If the list of excluded names is finished the rest of the library is searched
sequentially. The list of entry names must be in the same order as those in the
library (ie sorted alphabetically).
Searching a whole library using a PIR format file is performed by reading it
sequentially. If as list of entry names is used it must be in the same order as
the entries in the library file.
---------------------------------------------------------------------------
Section IV Installation guide
-----------------------------
EMBL CDROM
The data can be left on the cdrom or copied to hard disk. The files
staden.login and staden.profile source the file $STADTABL/libraries.config.csh
and $STADTABL/libraries.config.sh respectively. Refer to this file to see what
is required to install, add or move a sequence library that you want to be used
by the programs.
Other libraries (PIR, Genbank, EMBL updates)
Create the indexes then edit the files that tell the programs where the data is
stored. The files staden.login and staden.profile source the file
$STADTABL/libraries.config Refer to this file to see what is required to
install, add or move a sequence library that you want to be used by the
programs.
------------------------------------------------------------------------------
Section V New feature table handling facilities
-----------------------------------------------
As mentioned above EMBL and GenBank have recently introduced new feature tables
for annotating the sequences. They are a great improvement on the previous ones
and, among other things, now permit correct translation of spliced genes.

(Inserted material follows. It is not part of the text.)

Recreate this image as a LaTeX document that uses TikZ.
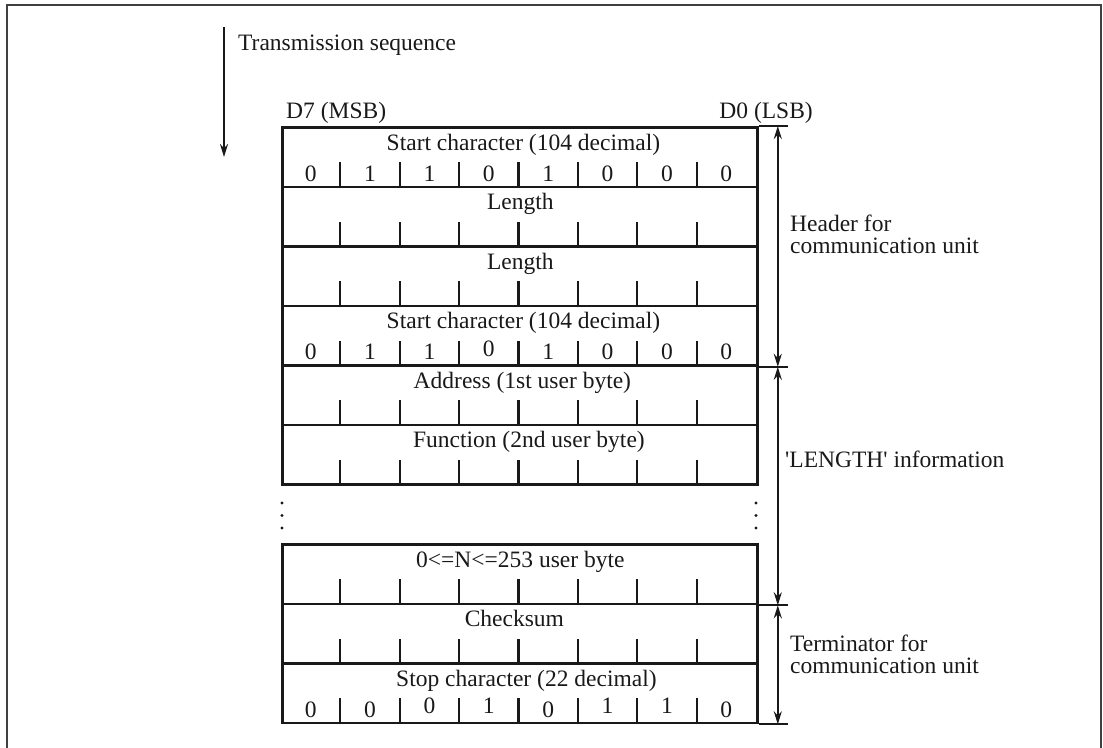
\documentclass[tikz,border=0pt]{standalone}
\usepackage{fontspec}
\setmainfont{Liberation Serif}
\usepackage{tikz}
\usetikzlibrary{shapes,arrows.meta,calc}

\begin{document}
\begin{tikzpicture}[x=1pt,y=-1pt,>={Stealth[length=13pt,width=8pt]},
    field/.style={draw=black!90,line width=2.8pt,minimum width=475pt,minimum height=59.5pt,inner sep=0pt,anchor=north west},
    tick/.style={draw=black!90,line width=2.2pt},
    guide/.style={draw=black!90,line width=2pt},
    lbl/.style={inner sep=0pt,text=black!90,font=\fontsize{23.5}{21.5}\selectfont}
    ]
            \useasboundingbox (0,0) rectangle (1103,747);
            \draw[line width=2.2pt,black!75] (7,760) -- (7,5) -- (1101,5) -- (1101,760);

            \node[lbl,anchor=base west] (seq) at (238,50) {Transmission sequence};
            \coordinate (seqtop) at (224,27);
            \coordinate (seqbot) at (224,157);
            \draw[guide,->] (seqtop) to (seqbot);

            \node[lbl,anchor=base west] (msb) at (286,118) {D7 (MSB)};
            \node[lbl,anchor=base east] (lsb) at (813,118) {D0 (LSB)};

            \foreach \n/\t/\dx/\title in {s1/126/3.5/Start character (104 decimal),
                len1/185.5/0.5/Length, len2/245/0.5/Length,
                s2/304.5/3.5/Start character (104 decimal),
                adr/364/2.5/Address (1st user byte), fct/423.5/9/Function (2nd user byte),
                usr/543/0.5/0<=N<=253 user byte, chk/602.5/-5.5/Checksum,
                stp/662/6.5/Stop character (22 decimal)}{
                \node[field] (\n) at (281,\t) {};
                \node[lbl,anchor=base] (\n-title) at ($(\n.north)+(\dx,24)$) {\title};
                \foreach \i in {1,...,7}
                    \draw[tick] ($(\n.south west)+(\i*59.375,0)$) -- ++(0,-26);
            }

            \foreach \n/\bits in {s1/{0/0,1/0,1/0,0/0,1/0,0/0,0/0,0/0},
                s2/{0/0,1/0,1/0,0/3,1/0,0/0,0/0,0/0},
                stp/{0/0,0/0,0/4,1/4,0/0,1/4,1/4,0/0}}
                \foreach \v/\r [count=\i] in \bits
                    \node[lbl,anchor=base] (\n-\i) at ($(\n.south west)+(\i*59.375-29.69,-7-\r)$) {\v};

            \foreach \y in {503,515.5,528}{
                \fill[black!90] (282,\y) circle (1.7);
                \fill[black!90] (756,\y) circle (1.7);
            }

            \coordinate (hA) at ($(s1.north east)+(19,0)$);
            \coordinate (hB) at ($(s2.south east)+(19,0)$);
            \coordinate (hC) at ($(usr.south east)+(19,0)$);
            \coordinate (hD) at ($(stp.south east)+(19,0)$);
            \draw[guide] (s1.north east) -- ++(29,0);
            \draw[guide] (s2.south east) -- ++(29,0);
            \draw[guide] (usr.south east) -- ++(29,0);
            \draw[guide] (stp.south east) -- ++(29,0);

            \draw[guide,<->] (hA) to (hB);
            \draw[guide,<->] (hB) to (hC);
            \draw[guide,<->] (hC) to (hD);

            \node[lbl,anchor=north west,align=left] (head) at (790,215) {Header for\\communication unit};
            \node[lbl,anchor=base west] (info) at (785,467) {\textquotesingle LENGTH\textquotesingle{} information};
            \node[lbl,anchor=north west,align=left] (term) at (790,635) {Terminator for\\communication unit};

        \end{tikzpicture}
\end{document}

Various options within nip have been added or modified to take advantage of
these changes. The routine to translate DNA to protein and write the protein
to disk now gives correct results for spliced genes. The routine to translate
DNA to protein and display the two together now gives correct translations
except for the amino acids spanning intron/exon junctions. The routine to plot
maps from feature tables can use the new style. The open reading frame finding
routine writes out its results in the new style. The routine that finds open
reading frames and writes their translations to disk also writes a title in the
form of a new style feature table entry. The feature table format output from
the pattern searches in nip also uses the new style.

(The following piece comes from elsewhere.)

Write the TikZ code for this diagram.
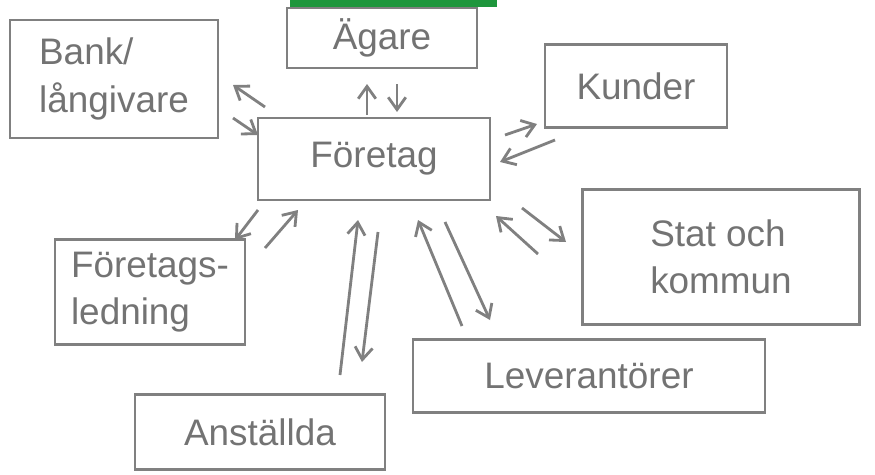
\documentclass[tikz,border=0pt]{standalone}
\usepackage{fontspec}
\setmainfont{Liberation Sans}
\usetikzlibrary{arrows.meta}

\definecolor{pencil}{RGB}{128,128,128}
\definecolor{marker}{RGB}{30,150,60}

\tikzset{
	box/.style={draw=pencil, line width=1.6pt, inner sep=4pt, text=pencil!90!black,
		font=\fontsize{21}{27}\selectfont, align=left},
	flow/.style={draw=pencil, line width=1.6pt, -{Straight Barb[length=7pt,width=10pt]}}
}

\begin{document}
\begin{tikzpicture}[x=0.02cm,y=-0.02cm]

	\useasboundingbox (0,0) rectangle (875,474);

	% marker strip at the top
	\fill[marker] (290,0) rectangle (497,7);

	% boxes
	\node[box, minimum width=4.16cm, minimum height=2.36cm] (bank) at (114,79) {Bank/\\långivare};
	\node[box, minimum width=3.8cm, minimum height=1.2cm] (agare) at (382,38) {Ägare};
	\node[box, minimum width=3.64cm, minimum height=1.66cm] (kunder) at (636,86) {Kunder};
	\node[box, minimum width=4.64cm, minimum height=1.64cm] (foretag) at (374,159) {Företag};
	\node[box, minimum width=5.54cm, minimum height=2.7cm] (stat) at (721,257) {Stat och\\kommun};
	\node[box, minimum width=3.8cm, minimum height=2.1cm] (ledning) at (150,292) {Företags-\\ledning};
	\node[box, minimum width=7.04cm, minimum height=1.46cm] (lev) at (589,376) {Leverantörer};
	\node[box, minimum width=5cm, minimum height=1.5cm] (anst) at (260,432) {Anställda};

	% end points of the arrow pairs
	\coordinate (b1) at (265,107); \coordinate (b2) at (233,85);
	\coordinate (b3) at (233,118); \coordinate (b4) at (258,135);
	\coordinate (a1) at (367,115); \coordinate (a2) at (367,84);
	\coordinate (a3) at (397,84);  \coordinate (a4) at (397,112);
	\coordinate (k1) at (505,135); \coordinate (k2) at (537,124);
	\coordinate (k3) at (555,140); \coordinate (k4) at (500,162);
	\coordinate (l1) at (258,210); \coordinate (l2) at (235,240);
	\coordinate (l3) at (265,248); \coordinate (l4) at (298,210);
	\coordinate (s1) at (538,254); \coordinate (s2) at (496,216);
	\coordinate (s3) at (522,208); \coordinate (s4) at (566,242);
	\coordinate (e1) at (340,375); \coordinate (e2) at (358,220);
	\coordinate (e3) at (378,232); \coordinate (e4) at (362,362);
	\coordinate (v1) at (462,326); \coordinate (v2) at (418,220);
	\coordinate (v3) at (445,222); \coordinate (v4) at (490,320);

	% arrows
	\draw[flow] (b1) -- (b2);
	\draw[flow] (b3) -- (b4);
	\draw[flow] (a1) -- (a2);
	\draw[flow] (a3) -- (a4);
	\draw[flow] (k1) -- (k2);
	\draw[flow] (k3) -- (k4);
	\draw[flow] (l1) -- (l2);
	\draw[flow] (l3) -- (l4);
	\draw[flow] (s1) -- (s2);
	\draw[flow] (s3) -- (s4);
	\draw[flow] (e1) -- (e2);
	\draw[flow] (e3) -- (e4);
	\draw[flow] (v1) -- (v2);
	\draw[flow] (v3) -- (v4);

\end{tikzpicture}
\end{document}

----------------------------------------------------------------------------
Section VI Indexing the sequence libraries
--------------------------------------------
We handle EMBL, SwissProt, and GenBank in their distributed format, plus
PIR and NRL3D in codata format. All programs and scripts are in directory
indexseqlibs.
Currently we produce entryname index, accession number index freetext index,
and brief index (brief index contains the entry name the primary accession
number the sequence length and an 80 character description).
To produce any of the indexes requires the creation of several intermediate
files and the indexing programs are written so that the intermediate files
are the same for all libraries. This means that only the programs that read
the distributed form of each library need to be unique to that library, and
all the other processing programs can be used for all libraries.
However even the though the indexes have the same format, programs (like nip)
that read the libraries need to treat each library separately because their
actual contents are written differently.
Making the entry name index
---------------------------
Common program entryname2
EMBL emblentryname1
SwissProt emblentryname1
GenBank genbentryname1
PIR pirentryname1
NRL3D pirentryname1
Making the accession number index
---------------------------------
Common programs access2 access3 access4
EMBL emblaccess1
SwissProt emblaccess1
GenBank genbaccess1
PIR piraccess1 piraccess2
NRL3D No accession numbers
Making the brief index
----------------------
Common program title2
EMBL embltitle1
SwissProt embltitle1
GenBank genbtitle1
PIR pirtitle1 pirtitle2 (pir3 has no accession numbers)
NRL3D pirtitle2
Scripts
-------
emblentryname.script
emblaccession.script
embltitle.script
swissentryname.script
swissaccession.script
swisstitle.script
genbentrynamescript
genbaccession.script
genbtitle.script
pirentryname.script
piraccession.script
pirtitle.script
nrl3dentryname.script
nrl3dtitle.script